§ SUPPLIED INFORMATION:

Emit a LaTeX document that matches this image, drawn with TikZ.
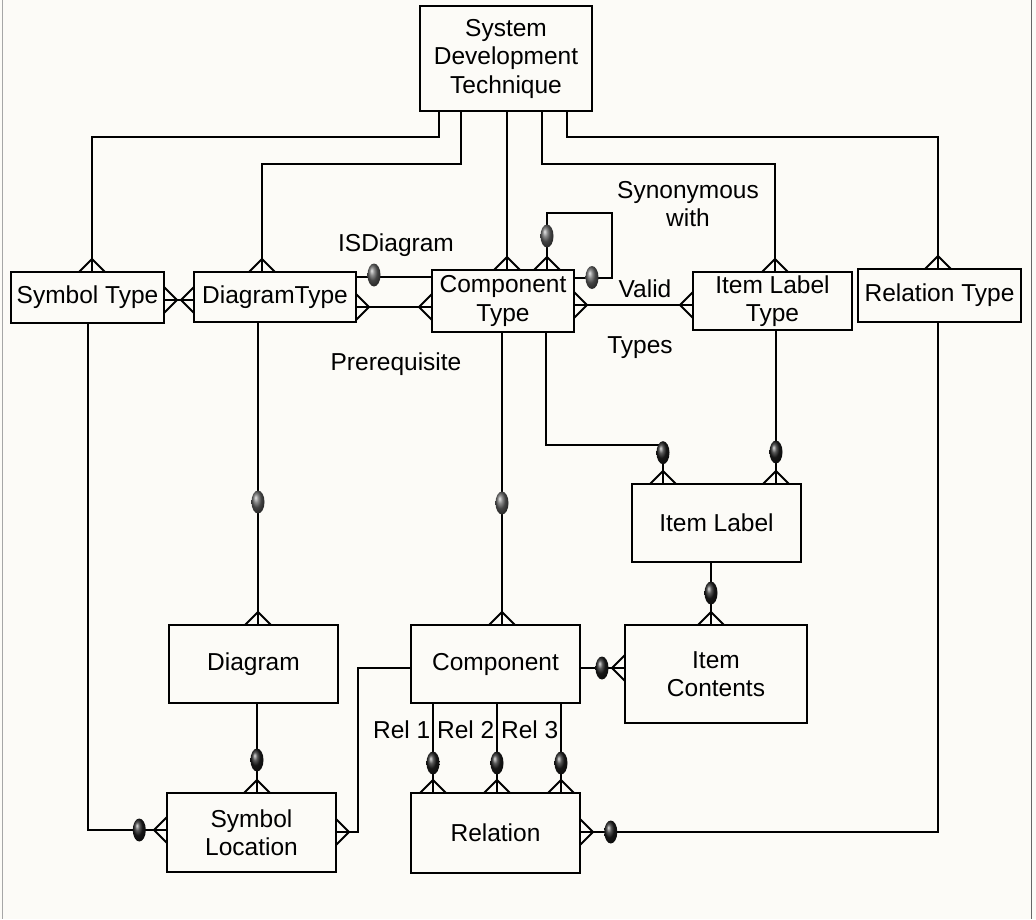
\documentclass[tikz,border=0pt]{standalone}
\usepackage{fontspec}
\setmainfont{Liberation Sans}
\usetikzlibrary{calc}

% one-or-many markers
\tikzset{
  link/.style={line width=1.9pt, line join=miter},
  ent/.style={draw, line width=2.2pt, rectangle, inner sep=0pt, outer sep=0pt,
              align=center, font=\fontsize{24.5}{28.5}\selectfont},
  lbl/.style={inner sep=0pt, align=center, font=\fontsize{24.5}{28.5}\selectfont},
  crowT/.pic={\draw[link] (-13,0) -- (0,-13) -- (13,0);},
  crowL/.pic={\draw[link] (0,-13) -- (-13,0) -- (0,13);},
  crowR/.pic={\draw[link] (0,-13) -- (13,0) -- (0,13);},
}
% optionality ovals
\newcommand\lightdot[1]{\shade[ball color=black!62] (#1) ellipse [x radius=6.5pt, y radius=11.5pt];}
\newcommand\darkdot[1]{\shade[ball color=black!88] (#1) ellipse [x radius=6.5pt, y radius=11.5pt];}

\begin{document}
\begin{tikzpicture}[x=1pt,y=-1pt]
% page
\fill[color={rgb,255:red,252;green,251;blue,247}] (0,0) rectangle (1036,919);
\useasboundingbox (0,0) rectangle (1036,919);
\draw[black!35, line width=1pt] (2.5,0) -- (2.5,919);
\draw[black!60, line width=1pt] (1031,0) -- (1031,919);

% entities
\node[ent, minimum width=172, minimum height=105] (sdt) at (506,58.5) {System\\Development\\Technique};
\node[ent, minimum width=153, minimum height=51] (symt) at (87.5,297.5) {Symbol Type};
\node[ent, minimum width=162, minimum height=50] (diat) at (275,297) {DiagramType};
\node[ent, minimum width=142, minimum height=62] (ctype) at (503,301) {Component\\Type};
\node[ent, minimum width=159, minimum height=58] (iltype) at (772.5,301) {Item Label\\Type};
\node[ent, minimum width=163, minimum height=53] (reltype) at (939.5,295.5) {Relation Type};
\node[ent, minimum width=169, minimum height=78] (ilabel) at (716.5,523) {Item Label};
\node[ent, minimum width=182, minimum height=98] (icont) at (716,674) {Item\\Contents};
\node[ent, minimum width=169, minimum height=78] (comp) at (495.5,664) {Component};
\node[ent, minimum width=169, minimum height=78] (diag) at (253.5,664) {Diagram};
\node[ent, minimum width=169, minimum height=79] (symloc) at (251.5,832.5) {Symbol\\Location};
\node[ent, minimum width=169, minimum height=80] (rel) at (495.5,833) {Relation};

% relationship names
\node[lbl] (isdiag) at (396,245) {ISDiagram};
\node[lbl] (prereq) at (396,364) {Prerequisite};
\node[lbl] (synon) at (688,204) {Synonymous\\with};
\node[lbl] (valid) at (645,289) {Valid};
\node[lbl] (types) at (640,348) {Types};
\node[lbl, anchor=east] (rel1) at (430.5,730) {Rel 1};
\node[lbl, anchor=east] (rel2) at (494.5,730) {Rel 2};
\node[lbl, anchor=east] (rel3) at (558.5,730) {Rel 3};

% technique to its types
\draw[link] (sdt.south -| 439,0) -- (439,137) -- (92,137) -- (symt.north -| 92,0);
\pic at (symt.north -| 92,0) {crowT};
\draw[link] (sdt.south -| 461,0) -- (461,164) -- (262,164) -- (diat.north -| 262,0);
\pic at (diat.north -| 262,0) {crowT};
\draw[link] (sdt.south -| 507,0) -- (ctype.north -| 507,0);
\pic at (ctype.north -| 507,0) {crowT};
\draw[link] (sdt.south -| 542,0) -- (542,164) -- (775,164) -- (iltype.north -| 775,0);
\pic at (iltype.north -| 775,0) {crowT};
\draw[link] (sdt.south -| 567,0) -- (567,137) -- (938,137) -- (reltype.north -| 938,0);
\pic at (reltype.north -| 938,0) {crowT};

% symbol type -- diagram type
\draw[link] (symt.east |- 0,300) -- (diat.west |- 0,300);
\pic at (symt.east |- 0,300) {crowR};
\pic at (diat.west |- 0,300) {crowL};

% ISDiagram and Prerequisite
\draw[link] (diat.east |- 0,277) -- (ctype.west |- 0,277);
\lightdot{374,275}
\draw[link] (diat.east |- 0,307) -- (ctype.west |- 0,307);
\pic at (diat.east |- 0,307) {crowR};
\pic at (ctype.west |- 0,307) {crowL};

% Synonymous with (self loop)
\draw[link] (ctype.north -| 547,0) -- (547,213) -- (612,213) -- (612,278) -- (ctype.east |- 0,278);
\pic at (ctype.north -| 547,0) {crowT};
\lightdot{547,236}
\lightdot{592,277.5}

% Valid Types
\draw[link] (ctype.east |- 0,305) -- (iltype.west |- 0,305);
\pic at (ctype.east |- 0,305) {crowR};
\pic at (iltype.west |- 0,305) {crowL};

% component type / item label type to item label
\draw[link] (ctype.south -| 546,0) -- (546,445) -- (663,445) -- (ilabel.north -| 663,0);
\darkdot{663,452.7}
\pic at (ilabel.north -| 663,0) {crowT};
\draw[link] (iltype.south -| 776,0) -- (ilabel.north -| 776,0);
\darkdot{776,452}
\pic at (ilabel.north -| 776,0) {crowT};

% item label to item contents
\draw[link] (ilabel.south -| 711,0) -- (icont.north -| 711,0);
\darkdot{711,593}
\pic at (icont.north -| 711,0) {crowT};

% component type to component
\draw[link] (ctype.south -| 502,0) -- (comp.north -| 502,0);
\lightdot{502,503}
\pic at (comp.north -| 502,0) {crowT};

% diagram type to diagram
\draw[link] (diat.south -| 258,0) -- (diag.north -| 258,0);
\lightdot{258,502}
\pic at (diag.north -| 258,0) {crowT};

% symbol type to symbol location
\draw[link] (symt.south -| 88,0) -- (88,830) -- (symloc.west |- 0,830);
\darkdot{139.3,830}
\pic at (symloc.west |- 0,830) {crowL};

% diagram to symbol location
\draw[link] (diag.south -| 257,0) -- (symloc.north -| 257,0);
\darkdot{257,760}
\pic at (symloc.north -| 257,0) {crowT};

% component to symbol location
\draw[link] (comp.west |- 0,668) -- (358,668) -- (358,832) -- (symloc.east |- 0,832);
\pic at (symloc.east |- 0,832) {crowR};

% component to item contents
\draw[link] (comp.east |- 0,668) -- (icont.west |- 0,668);
\darkdot{602,668}
\pic at (icont.west |- 0,668) {crowL};

% component to relation (three roles)
\foreach \rx in {433,497,561} {
  \draw[link] (comp.south -| \rx,0) -- (rel.north -| \rx,0);
  \darkdot{\rx,763}
  \pic at (rel.north -| \rx,0) {crowT};
}

% relation type to relation
\draw[link] (rel.east |- 0,832) -- (938,832) -- (reltype.south -| 938,0);
\pic at (rel.east |- 0,832) {crowR};
\darkdot{610.8,832}
\end{tikzpicture}
\end{document}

§ GOAL OF THE EXERCISE: Every line from the top of the material above through the line with "(1031,0) -- (1031,919);" should be duplicated exactly, please; leave out the pictures.

§ IN RESPONSE:
Emit a LaTeX document that matches this image, drawn with TikZ.
\documentclass[tikz,border=0pt]{standalone}
\usepackage{fontspec}
\setmainfont{Liberation Sans}
\usetikzlibrary{calc}

% one-or-many markers
\tikzset{
  link/.style={line width=1.9pt, line join=miter},
  ent/.style={draw, line width=2.2pt, rectangle, inner sep=0pt, outer sep=0pt,
              align=center, font=\fontsize{24.5}{28.5}\selectfont},
  lbl/.style={inner sep=0pt, align=center, font=\fontsize{24.5}{28.5}\selectfont},
  crowT/.pic={\draw[link] (-13,0) -- (0,-13) -- (13,0);},
  crowL/.pic={\draw[link] (0,-13) -- (-13,0) -- (0,13);},
  crowR/.pic={\draw[link] (0,-13) -- (13,0) -- (0,13);},
}
% optionality ovals
\newcommand\lightdot[1]{\shade[ball color=black!62] (#1) ellipse [x radius=6.5pt, y radius=11.5pt];}
\newcommand\darkdot[1]{\shade[ball color=black!88] (#1) ellipse [x radius=6.5pt, y radius=11.5pt];}

\begin{document}
\begin{tikzpicture}[x=1pt,y=-1pt]
% page
\fill[color={rgb,255:red,252;green,251;blue,247}] (0,0) rectangle (1036,919);
\useasboundingbox (0,0) rectangle (1036,919);
\draw[black!35, line width=1pt] (2.5,0) -- (2.5,919);
\draw[black!60, line width=1pt] (1031,0) -- (1031,919);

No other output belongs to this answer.